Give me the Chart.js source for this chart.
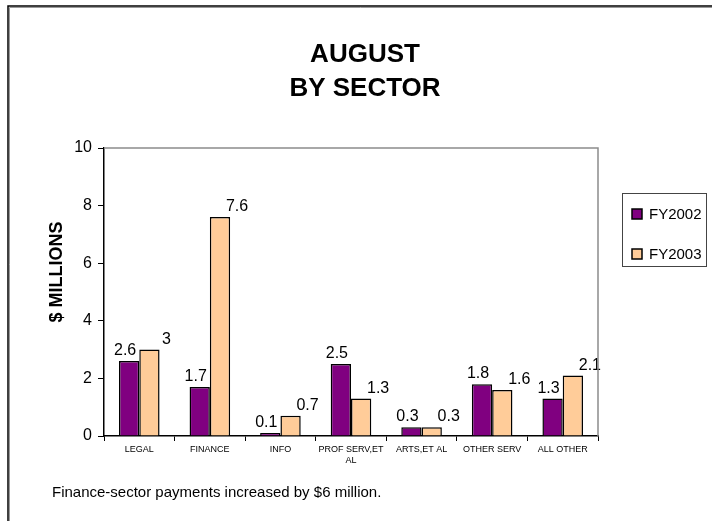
<!DOCTYPE html>
<html>
<head>
<meta charset="utf-8">
<title>August by sector</title>
<script src="https://cdn.jsdelivr.net/npm/chart.js@4/dist/chart.umd.min.js"></script>
<style>
  body { margin: 0; background: #fff; }
  canvas { display: block; }
</style>
</head>
<body>
<canvas id="myChart" width="712" height="521"></canvas>
<script>
// ---------- data ----------
let categories = ["LEGAL", "FINANCE", "INFO", ["PROF SERV,ET", "AL"], "ARTS,ET AL", "OTHER SERV", "ALL OTHER"];
let fy2002 = [2.6, 1.7, 0.1, 2.5, 0.3, 1.8, 1.3];
let fy2003 = [3, 7.6, 0.7, 1.3, 0.3, 1.6, 2.1];
let seriesNames = ["FY2002", "FY2003"];
let yMin = 0;
let yMax = 10;
let yStep = 2;

let titleLines = ["AUGUST", "BY SECTOR"];
let yTitle = "$ MILLIONS";
let note = "Finance-sector payments increased by $6 million.";

let FONT = "'Liberation Sans', Arial, sans-serif";

// ---------- extra drawing (labels, title, legend, frame) ----------
let decor = {
  id: "decor",
  afterDatasetsDraw(chart) {
    let ctx = chart.ctx;
    let shift = [-4, 17]; // excel puts the labels a bit off centre
    ctx.save();
    ctx.font = "16px " + FONT;
    ctx.fillStyle = "#000";
    ctx.textAlign = "center";
    ctx.textBaseline = "alphabetic";
    chart.data.datasets.forEach((ds, i) => {
      let meta = chart.getDatasetMeta(i);
      meta.data.forEach((bar, j) => {
        ctx.fillText(String(ds.data[j]), bar.x + shift[i], bar.y - 6);
      });
    });
    ctx.restore();
  },
  afterDraw(chart) {
    let ctx = chart.ctx;
    let a = chart.chartArea;
    ctx.save();

    // outer frame (only top and left show in the window)
    ctx.strokeStyle = "#000";
    ctx.lineWidth = 1.5;
    ctx.beginPath();
    ctx.moveTo(8, 521);
    ctx.lineTo(8, 6);
    ctx.lineTo(712, 6);
    ctx.stroke();
    ctx.strokeStyle = "#999";
    ctx.lineWidth = 1;
    ctx.beginPath();
    ctx.moveTo(9.5, 521);
    ctx.lineTo(9.5, 7.5);
    ctx.lineTo(712, 7.5);
    ctx.stroke();

    // grey plot area border, top and right
    ctx.strokeStyle = "#8c8c8c";
    ctx.lineWidth = 1.5;
    ctx.beginPath();
    ctx.moveTo(a.left, a.top);
    ctx.lineTo(a.right, a.top);
    ctx.lineTo(a.right, a.bottom);
    ctx.stroke();

    // title
    ctx.fillStyle = "#000";
    ctx.font = "bold 26px " + FONT;
    ctx.textAlign = "center";
    ctx.textBaseline = "alphabetic";
    titleLines.forEach((t, i) => ctx.fillText(t, 365, 62 + i * 34));

    // y title
    ctx.save();
    ctx.translate(62, 272);
    ctx.rotate(-Math.PI / 2);
    ctx.font = "bold 18px " + FONT;
    ctx.fillText(yTitle, 0, 0);
    ctx.restore();

    // legend
    ctx.strokeStyle = "#444";
    ctx.lineWidth = 1;
    ctx.strokeRect(622.5, 193.5, 84, 73);
    ctx.font = "15px " + FONT;
    ctx.textAlign = "left";
    ctx.textBaseline = "middle";
    chart.data.datasets.forEach((ds, i) => {
      let y = 214 + i * 40;
      ctx.fillStyle = ds.backgroundColor;
      ctx.fillRect(632, y - 5, 10, 10);
      ctx.strokeStyle = "#000";
      ctx.lineWidth = 1.5;
      ctx.strokeRect(632, y - 5, 10, 10);
      ctx.fillStyle = "#000";
      ctx.fillText(ds.label, 649, y + 1);
    });

    // note at the bottom
    ctx.font = "15px " + FONT;
    ctx.textBaseline = "alphabetic";
    ctx.fillText(note, 52, 497);

    ctx.restore();
  }
};

// ---------- chart ----------
new Chart("myChart", {
  type: "bar",
  data: {
    labels: categories,
    datasets: [
      {
        label: seriesNames[0],
        data: fy2002,
        backgroundColor: "#800080",
        borderColor: "#000",
        borderWidth: 1.5
      },
      {
        label: seriesNames[1],
        data: fy2003,
        backgroundColor: "#FFCC99",
        borderColor: "#000",
        borderWidth: 1.5
      }
    ]
  },
  options: {
    responsive: false,
    animation: false,
    categoryPercentage: 0.575,
    barPercentage: 1,
    layout: { padding: { top: 148, right: 114, bottom: 45, left: 0 } },
    plugins: {
      legend: { display: false },
      title: { display: false },
      tooltip: { enabled: false }
    },
    scales: {
      x: {
        grid: { drawOnChartArea: false, drawTicks: true, tickLength: 5, color: "#000" },
        border: { color: "#000", width: 1.5 },
        ticks: {
          color: "#000",
          font: { family: FONT, size: 9 },
          padding: 3,
          maxRotation: 0,
          autoSkip: false
        },
        afterFit(scale) { scale.height = 40; }
      },
      y: {
        min: yMin,
        max: yMax,
        grid: { drawOnChartArea: false, drawTicks: true, tickLength: 6, color: "#000" },
        border: { color: "#000", width: 1.5 },
        ticks: {
          stepSize: yStep,
          color: "#000",
          font: { family: FONT, size: 16 },
          padding: 6
        },
        afterFit(scale) { scale.width = 104; }
      }
    }
  },
  plugins: [decor]
});
</script>
</body>
</html>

_STATED EXERCISE_
Reproduce the data verbatim. Do not carry any picture into the copy.

_SOLUTION FOR THIS PROBLEM_
Give me the Chart.js source for this chart.
<!DOCTYPE html>
<html>
<head>
<meta charset="utf-8">
<title>August by sector</title>
<script src="https://cdn.jsdelivr.net/npm/chart.js@4/dist/chart.umd.min.js"></script>
<style>
  body { margin: 0; background: #fff; }
  canvas { display: block; }
</style>
</head>
<body>
<canvas id="myChart" width="712" height="521"></canvas>
<script>
// ---------- data ----------
let categories = ["LEGAL", "FINANCE", "INFO", ["PROF SERV,ET", "AL"], "ARTS,ET AL", "OTHER SERV", "ALL OTHER"];
let fy2002 = [2.6, 1.7, 0.1, 2.5, 0.3, 1.8, 1.3];
let fy2003 = [3, 7.6, 0.7, 1.3, 0.3, 1.6, 2.1];
let seriesNames = ["FY2002", "FY2003"];
let yMin = 0;
let yMax = 10;
let yStep = 2;

let titleLines = ["AUGUST", "BY SECTOR"];
let yTitle = "$ MILLIONS";
let note = "Finance-sector payments increased by $6 million.";

let FONT = "'Liberation Sans', Arial, sans-serif";

// ---------- extra drawing (labels, title, legend, frame) ----------
let decor = {
  id: "decor",
  afterDatasetsDraw(chart) {
    let ctx = chart.ctx;
    let shift = [-4, 17]; // excel puts the labels a bit off centre
    ctx.save();
    ctx.font = "16px " + FONT;
    ctx.fillStyle = "#000";
    ctx.textAlign = "center";
    ctx.textBaseline = "alphabetic";
    chart.data.datasets.forEach((ds, i) => {
      let meta = chart.getDatasetMeta(i);
      meta.data.forEach((bar, j) => {
        ctx.fillText(String(ds.data[j]), bar.x + shift[i], bar.y - 6);
      });
    });
    ctx.restore();
  },
  afterDraw(chart) {
    let ctx = chart.ctx;
    let a = chart.chartArea;
    ctx.save();

    // outer frame (only top and left show in the window)
    ctx.strokeStyle = "#000";
    ctx.lineWidth = 1.5;
    ctx.beginPath();
    ctx.moveTo(8, 521);
    ctx.lineTo(8, 6);
    ctx.lineTo(712, 6);
    ctx.stroke();
    ctx.strokeStyle = "#999";
    ctx.lineWidth = 1;
    ctx.beginPath();
    ctx.moveTo(9.5, 521);
    ctx.lineTo(9.5, 7.5);
    ctx.lineTo(712, 7.5);
    ctx.stroke();

    // grey plot area border, top and right
    ctx.strokeStyle = "#8c8c8c";
    ctx.lineWidth = 1.5;
    ctx.beginPath();
    ctx.moveTo(a.left, a.top);
    ctx.lineTo(a.right, a.top);
    ctx.lineTo(a.right, a.bottom);
    ctx.stroke();

    // title
    ctx.fillStyle = "#000";
    ctx.font = "bold 26px " + FONT;
    ctx.textAlign = "center";
    ctx.textBaseline = "alphabetic";
    titleLines.forEach((t, i) => ctx.fillText(t, 365, 62 + i * 34));

    // y title
    ctx.save();
    ctx.translate(62, 272);
    ctx.rotate(-Math.PI / 2);
    ctx.font = "bold 18px " + FONT;
    ctx.fillText(yTitle, 0, 0);
    ctx.restore();

    // legend
    ctx.strokeStyle = "#444";
    ctx.lineWidth = 1;
    ctx.strokeRect(622.5, 193.5, 84, 73);
    ctx.font = "15px " + FONT;
    ctx.textAlign = "left";
    ctx.textBaseline = "middle";
    chart.data.datasets.forEach((ds, i) => {
      let y = 214 + i * 40;
      ctx.fillStyle = ds.backgroundColor;
      ctx.fillRect(632, y - 5, 10, 10);
      ctx.strokeStyle = "#000";
      ctx.lineWidth = 1.5;
      ctx.strokeRect(632, y - 5, 10, 10);
      ctx.fillStyle = "#000";
      ctx.fillText(ds.label, 649, y + 1);
    });

    // note at the bottom
    ctx.font = "15px " + FONT;
    ctx.textBaseline = "alphabetic";
    ctx.fillText(note, 52, 497);

    ctx.restore();
  }
};

// ---------- chart ----------
new Chart("myChart", {
  type: "bar",
  data: {
    labels: categories,
    datasets: [
      {
        label: seriesNames[0],
        data: fy2002,
        backgroundColor: "#800080",
        borderColor: "#000",
        borderWidth: 1.5
      },
      {
        label: seriesNames[1],
        data: fy2003,
        backgroundColor: "#FFCC99",
        borderColor: "#000",
        borderWidth: 1.5
      }
    ]
  },
  options: {
    responsive: false,
    animation: false,
    categoryPercentage: 0.575,
    barPercentage: 1,
    layout: { padding: { top: 148, right: 114, bottom: 45, left: 0 } },
    plugins: {
      legend: { display: false },
      title: { display: false },
      tooltip: { enabled: false }
    },
    scales: {
      x: {
        grid: { drawOnChartArea: false, drawTicks: true, tickLength: 5, color: "#000" },
        border: { color: "#000", width: 1.5 },
        ticks: {
          color: "#000",
          font: { family: FONT, size: 9 },
          padding: 3,
          maxRotation: 0,
          autoSkip: false
        },
        afterFit(scale) { scale.height = 40; }
      },
      y: {
        min: yMin,
        max: yMax,
        grid: { drawOnChartArea: false, drawTicks: true, tickLength: 6, color: "#000" },
        border: { color: "#000", width: 1.5 },
        ticks: {
          stepSize: yStep,
          color: "#000",
          font: { family: FONT, size: 16 },
          padding: 6
        },
        afterFit(scale) { scale.width = 104; }
      }
    }
  },
  plugins: [decor]
});
</script>
</body>
</html>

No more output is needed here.